We would then, extract the following fields, into a dataframe:

- rank (int)
- title (str)
- year (int)
- rating (float)
- votes (int)
- url (str)
- poster_url (str)
- penalized (bool)

Using dataclasses, we can then, preprocess the data against some schema definition rules.

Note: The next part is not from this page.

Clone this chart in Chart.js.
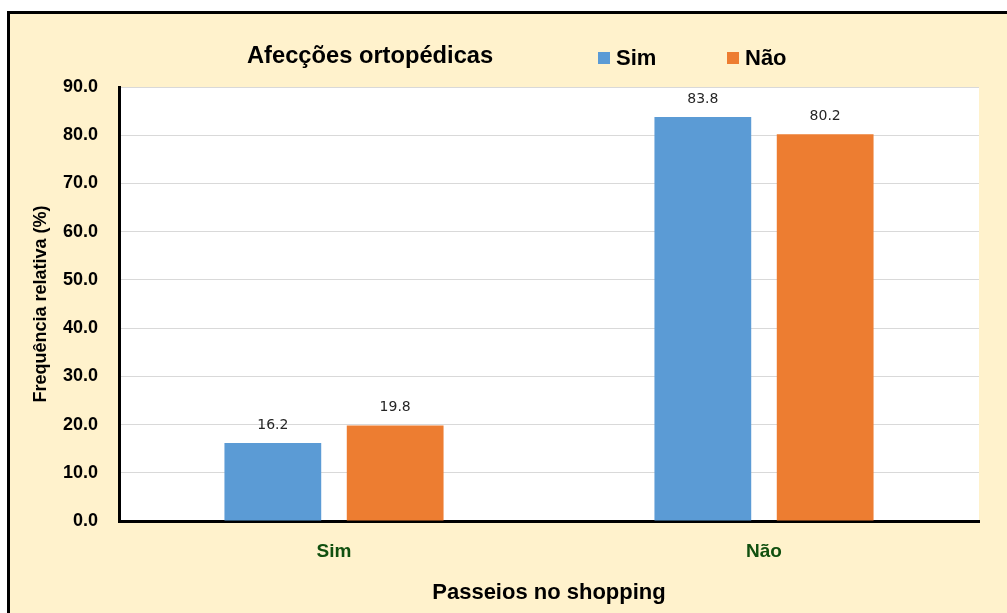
<!DOCTYPE html>
<html>
<head>
<meta charset="utf-8">
<script src="https://cdn.jsdelivr.net/npm/chart.js@4"></script>
<style>
  html, body { margin: 0; padding: 0; background: #ffffff; }
  #wrap { width: 1007px; height: 613px; position: relative; }
</style>
</head>
<body>
<div id="wrap"><canvas id="c" width="1007" height="613"></canvas></div>
<script>
const categories = ['Sim', 'Não'];
const seriesNames = ['Sim', 'Não'];
const seriesSim = [16.2, 83.8];
const seriesNao = [19.8, 80.2];
const yTicks = [0, 10, 20, 30, 40, 50, 60, 70, 80, 90];
const chartTitle = 'Afecções ortopédicas';
const xTitle = 'Passeios no shopping';
const yTitle = 'Frequência relativa (%)';
const colors = ['#5B9BD5', '#ED7D31'];

const frame = {
  id: 'frame',
  beforeDraw(chart) {
    const ctx = chart.ctx;
    ctx.save();
    ctx.fillStyle = '#ffffff';
    ctx.fillRect(0, 0, chart.width, chart.height);
    ctx.fillStyle = '#000000';
    ctx.fillRect(7, 11, chart.width - 7, chart.height - 11);
    ctx.fillStyle = '#FFF2CC';
    ctx.fillRect(10, 14, chart.width - 10, chart.height - 14);
    const a = chart.chartArea;
    ctx.fillStyle = '#ffffff';
    ctx.fillRect(a.left, a.top, a.right - a.left, a.bottom - a.top);
    ctx.restore();
  }
};

const headerAndLabels = {
  id: 'headerAndLabels',
  afterDatasetsDraw(chart) {
    const ctx = chart.ctx;
    ctx.save();
    // data labels
    ctx.font = '14px "DejaVu Sans"';
    ctx.fillStyle = '#262626';
    ctx.textAlign = 'center';
    ctx.textBaseline = 'middle';
    chart.data.datasets.forEach((ds, i) => {
      chart.getDatasetMeta(i).data.forEach((bar, j) => {
        ctx.fillText(ds.data[j].toFixed(1), bar.x, bar.y - 18);
      });
    });
    // title
    ctx.textAlign = 'left';
    ctx.textBaseline = 'alphabetic';
    ctx.fillStyle = '#000000';
    ctx.font = 'bold 23.7px "Liberation Sans", Arial';
    ctx.fillText(chartTitle, 247, 63);
    // legend
    const legendX = [598, 727];
    ctx.font = 'bold 22px "Liberation Sans", Arial';
    chart.data.datasets.forEach((ds, i) => {
      ctx.fillStyle = ds.backgroundColor;
      ctx.fillRect(legendX[i], 52, 12, 12);
      ctx.fillStyle = '#000000';
      ctx.fillText(ds.label, legendX[i] + 18, 65);
    });
    ctx.restore();
  }
};

new Chart(document.getElementById('c'), {
  type: 'bar',
  data: {
    labels: categories,
    datasets: [
      { label: seriesNames[0], data: seriesSim, backgroundColor: colors[0], categoryPercentage: 0.569, barPercentage: 0.791 },
      { label: seriesNames[1], data: seriesNao, backgroundColor: colors[1], categoryPercentage: 0.569, barPercentage: 0.791 }
    ]
  },
  options: {
    responsive: false,
    animation: false,
    devicePixelRatio: 1,
    layout: { padding: { top: 87, right: 28, left: 0, bottom: 0 } },
    plugins: {
      legend: { display: false },
      title: { display: false },
      tooltip: { enabled: false }
    },
    scales: {
      x: {
        grid: { display: false, drawTicks: false },
        border: { display: true, color: '#000000', width: 3 },
        ticks: {
          color: '#11500F',
          padding: 19,
          font: { family: '"Liberation Sans", Arial', weight: 'bold', size: 19 }
        },
        title: {
          display: true,
          text: xTitle,
          color: '#000000',
          padding: { top: 0, bottom: 7 },
          font: { family: '"Liberation Sans", Arial', weight: 'bold', size: 22 }
        },
        afterFit(scale) { scale.height = 92; }
      },
      y: {
        min: 0,
        max: 90,
        afterBuildTicks(scale) { scale.ticks = yTicks.map(v => ({ value: v })); },
        grid: { color: '#D9D9D9', lineWidth: 1, drawTicks: false },
        border: { display: true, color: '#000000', width: 3 },
        ticks: {
          color: '#000000',
          padding: 21,
          callback: v => Number(v).toFixed(1),
          font: { family: '"Liberation Sans", Arial', weight: 'bold', size: 18 }
        },
        title: {
          display: true,
          text: yTitle,
          color: '#000000',
          padding: { top: 30, bottom: 0 },
          font: { family: '"Liberation Sans", Arial', weight: 'bold', size: 18 }
        },
        afterFit(scale) { scale.width = 119; }
      }
    }
  },
  plugins: [frame, headerAndLabels]
});
</script>
</body>
</html>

The schema definition rules are as follows:

schema = {
    "rank": {
        "type": "int",
        "min": 1,
        "max": 250,
        "required": True,
    },
    "title": {
        "type": "str",
        "required": True,
    },
    "year": {
        "type": "int",
        "min": 1900,
        "max": 2023,
        "required": True,
    },
    "rating": {
        "type": "float",
        "min": 0.0,
        "max": 10.0,
        "required": True,
    },
    "votes": {
        "type": "int",
        "min": 0,
        "required": True,
    },
    "url": {
        "type": "str",
        "required": True,
    },
    "poster_url": {
        "type": "str",
        "required": True,
    },
    "penalized": {
        "type": "bool",
        "required": True,
    },
}

Requirements

  • Python>=3.8>=3.10
  • BeautifulSoup4
  • requests
  • pytest
  • tox
  • click
  • pre-commit
  • flake8
  • black
  • isort

and more...

Installation

For development purposes:

  • Clone the repository

    foo@bar:~$ git clone git@github.com/marouenes/imdb-rating-classifier.git
    
  • Create a virtual environment

    foo@bar:~/imdb-rating-classifier$ virtualenv .venv
    
  • Activate the virtual environment

    foo@bar:~/imdb-rating-classifier$ source .venv/bin/activate
    
  • Install the dev dependencies

    foo@bar:~/imdb-rating-classifier$ pip install -r requirements-dev.txt
    
  • Install the pre-commit hooks

    foo@bar:~/imdb-rating-classifier$ pre-commit install
    

For usage:

  • Install the dependencies and build the wheel

    foo@bar:~/imdb-rating-classifier$ pip install -e .
    

The application is publicly available and published on PyPI and can be installed using pip:

foo@bar:~$ pip install imdb-rating-classifier

Usage

  • Display the help message and the available commands
foo@bar:~$ imdb-rating-classifier generate --help
Usage: imdb-rating-classifier generate [OPTIONS]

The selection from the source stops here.